蒲原 宏
日本語の辞書を読む癖がついたのは海軍軍医時代の76年前、戦闘航空隊付で鹿児島県串良基地勤務時代。虫垂炎患者の手術で鹿屋基地に出張し、久しぶりに町中を歩いたら小さな書店があった。書棚にはほとんど本がなかったが新村出編『言苑』が1冊鎮座していたので買って帰った。辞書なので司令官の許可はいらなかった。軍隊では私物の書物は検閲許可が必要な時代。俳句歳時記でも検閲許可が必要だった。活字に飢えていたので暇があると『言苑』の頁を追って読み、文字の飢えを癒していた。戦後、大学の研究室でも欧文・和文の文献を読むのに飽きると『広辞林』と『広辞苑』の各頁追って両者の解説の違いを比較してみるのが閑つぶしであり、楽しみでもあった。
この癖が病膏肓に入って辞書の改訂ごとに買い集めることになってしまった。岩波の『広辞苑』は7版、『広辞林』は『大辞林』と三省堂が改稱し5版、書架に同名の辞書がずらりと並ぶ。改版ごとに誤りが訂正されているかを点検するのも楽しみの一つ。例えば『広辞苑』で「匂ひ」を「匂」、画家「絵金」の項で「姓は弘瀬」とあるべきが「姓は廣瀬」、「スウェーデン体操」の項で創始者の名「スウェーデン人リング(P.H.Ling 1776~1839)」とあるべきが、「P.H.Ring 1776~1839」と昭和30年(1955)の初版での誤植が令和元年(2019)、64年後の7版でも訂正されていない。リングの場合は第2次大戦直後に出たEncyclopedia Britanicaの誤植記事をそのまま抄訳していることを確かめ得た。
その他にもあるが「広辞苑によれば云々」の引用もあやしくなる。次回改訂にあたって総点検する必要がある。
出版界の頂点に立つ岩波書店の代表的出版物の辞書においてもこの様な手抜かりが長年にわたって反省なく行われているが、最近の出版辞書類は引用するにあたって慎重にならざるを得ない。
特に人名辞典の記載についてそのことが言える様に思うのでその1例をあげて参考に供したい。
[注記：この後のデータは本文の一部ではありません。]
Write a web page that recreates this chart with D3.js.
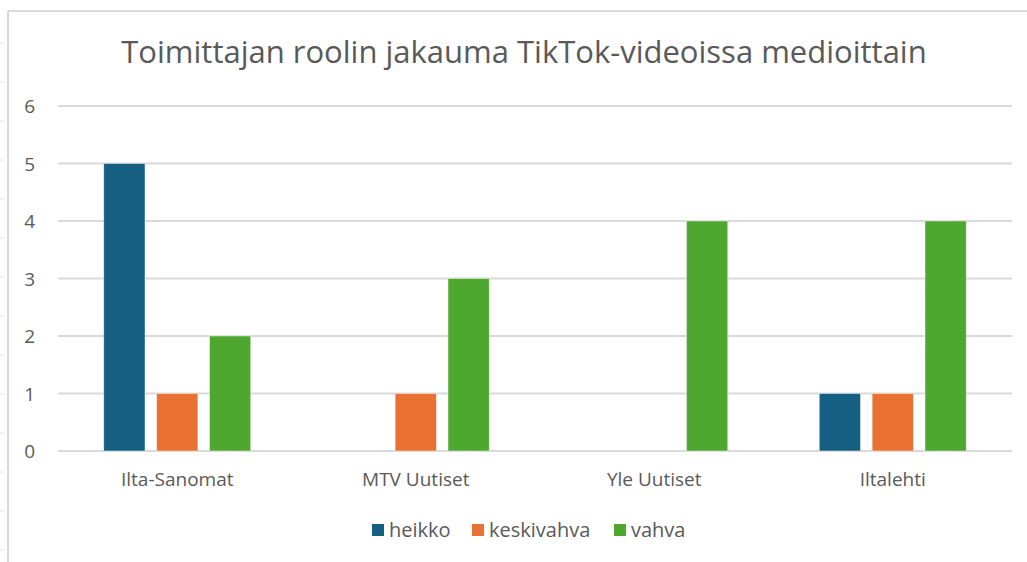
<!DOCTYPE html>
<html>
<head>
<meta charset="utf-8">
<style>
body { margin: 0; background: #fff; }
svg { display: block; }
.title { font-family: "Open Sans", sans-serif; font-size: 31px; fill: #595959; }
.tick-label, .cat-label { font-family: "Open Sans", sans-serif; font-size: 19px; fill: #595959; }
.legend-label { font-family: "Open Sans", sans-serif; font-size: 20px; fill: #595959; }
.grid { stroke: #d9d9d9; stroke-width: 2; }
</style>
</head>
<body>
<script src="https://d3js.org/d3.v7.min.js"></script>
<script>
// data
var categories = ["Ilta-Sanomat", "MTV Uutiset", "Yle Uutiset", "Iltalehti"];
var seriesNames = ["heikko", "keskivahva", "vahva"];
var heikko = [5, 0, 0, 1];
var keskivahva = [1, 1, 0, 1];
var vahva = [2, 3, 4, 4];
var yTicks = [0, 1, 2, 3, 4, 5, 6];
var colors = ["#156082", "#e97132", "#4ea72e"];

var width = 1027, height = 562;
var svg = d3.select("body").append("svg")
	.attr("width", width)
	.attr("height", height);

// chart frame
svg.append("line").attr("x1", 8).attr("x2", width).attr("y1", 11).attr("y2", 11)
	.attr("stroke", "#d9d9d9").attr("stroke-width", 2);
svg.append("line").attr("x1", 8).attr("x2", 8).attr("y1", 11).attr("y2", height)
	.attr("stroke", "#d9d9d9").attr("stroke-width", 2);
// faint row marks on the far left
for (var ry = 43; ry < height; ry += 39) {
	svg.append("line").attr("x1", 0).attr("x2", 4).attr("y1", ry).attr("y2", ry)
		.attr("stroke", "#e4e4e4").attr("stroke-width", 1);
}

svg.append("text").attr("class", "title")
	.attr("x", 524).attr("y", 63)
	.attr("text-anchor", "middle")
	.text("Toimittajan roolin jakauma TikTok-videoissa medioittain");

var x0 = d3.scaleBand().domain(categories).range([58, 1012]).padding(0);
var groupW = 147;
var x1 = d3.scaleBand().domain(seriesNames)
	.range([(x0.bandwidth() - groupW) / 2, (x0.bandwidth() + groupW) / 2])
	.paddingInner(0.22).paddingOuter(0);
var y = d3.scaleLinear().domain([0, 6]).range([451, 106]);

// gridlines + y labels
svg.append("g").selectAll("line").data(yTicks).enter().append("line")
	.attr("class", "grid")
	.attr("x1", 58).attr("x2", 1012)
	.attr("y1", function(d) { return y(d); })
	.attr("y2", function(d) { return y(d); });

svg.append("g").selectAll("text").data(yTicks).enter().append("text")
	.attr("class", "tick-label")
	.attr("x", 35).attr("text-anchor", "end")
	.attr("y", function(d) { return y(d) + 7; })
	.text(function(d) { return d; });

var values = [heikko, keskivahva, vahva];
var rows = [];
categories.forEach(function(c, i) {
	seriesNames.forEach(function(s, j) {
		rows.push({cat: c, series: s, value: values[j][i], color: colors[j]});
	});
});

svg.append("g").selectAll("rect").data(rows.filter(function(d) { return d.value > 0; }))
	.enter().append("rect")
	.attr("x", function(d) { return x0(d.cat) + x1(d.series); })
	.attr("y", function(d) { return y(d.value); })
	.attr("width", x1.bandwidth())
	.attr("height", function(d) { return y(0) - y(d.value); })
	.attr("fill", function(d) { return d.color; })
	.attr("stroke", "#fff").attr("stroke-width", 0.75).attr("stroke-opacity", 0.6);

svg.append("g").selectAll("text").data(categories).enter().append("text")
	.attr("class", "cat-label")
	.attr("x", function(d) { return x0(d) + x0.bandwidth() / 2; })
	.attr("y", 486)
	.attr("text-anchor", "middle")
	.text(function(d) { return d; });

// legend
var legendX = [372, 472, 614];
var legend = svg.append("g").selectAll("g").data(seriesNames).enter().append("g")
	.attr("transform", function(d, i) { return "translate(" + legendX[i] + ",0)"; });
legend.append("rect")
	.attr("x", 0).attr("y", 524).attr("width", 12).attr("height", 12)
	.attr("fill", function(d, i) { return colors[i]; });
legend.append("text").attr("class", "legend-label")
	.attr("x", 17).attr("y", 537)
	.text(function(d) { return d; });
</script>
</body>
</html>
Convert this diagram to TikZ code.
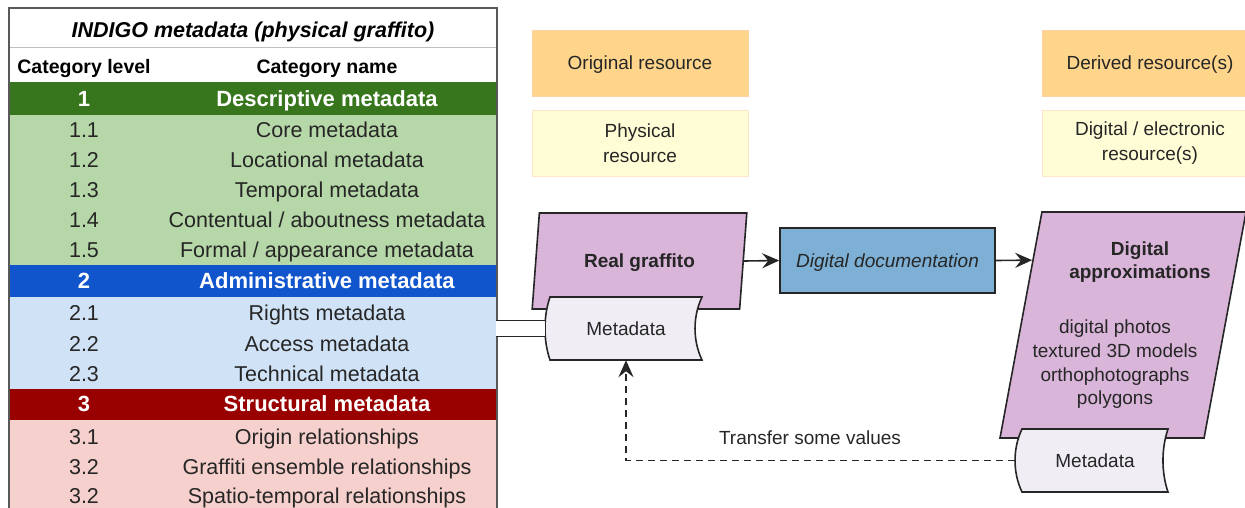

平成24年(2012)医学書院発行の『日本近現代医学人名事典』は泉孝英京都大学名誉教授の労作であり、大変便利で利用価値のある参考書であるが、筆者が身近に師事した故天兒民和九州大学名誉教授の記事について誤った記載があるので訂正をしておきたい。
天兒民和 あまこたみかず 明治38年(1905)~平成7年(1995)89歳 整形外科 昭和5年九州帝大卒 整形外科入局(神中正一教授)、7年4月助手、8年10月講師、独逸留学(在外研究員)、10年7月~11年10月「ベルリン大学ゴホト教授に師事」は誤り。「ライプチッヒ大学シエーデ教授に師事」が正解。…天兒民恵(内科)の「長男」は誤り。「三男」が正しい。この名著にはまだ川崎病の発見者川崎富作(1925~2020)などの著名人など未載なので改訂版には上述の様な誤りは是非再調査の上訂正をし、より利用価値の高い医家人名辞書として後人に資してほしい。辞書を読む筆者の様な類の人間を楽しませてほしい。辞書を引くだけでなく読んでゆくと、年をとればとるほど、これほど飽きない手頃な読み物はないように思う。楽しみながら読む辞書は老医の脳の砥石のようにも思える。
人間のやることだから辞書も「誤りの無い辞書は無い」と心得て辞書を使用すべきだと思っている。また、辞書は引きながら読み疑い比較すべきであるし、国語辞書でも2種類以上座右におく必要があると信じて21歳から98歳の現在まで、戦後76年間趣味の一つとして楽しんできた次第。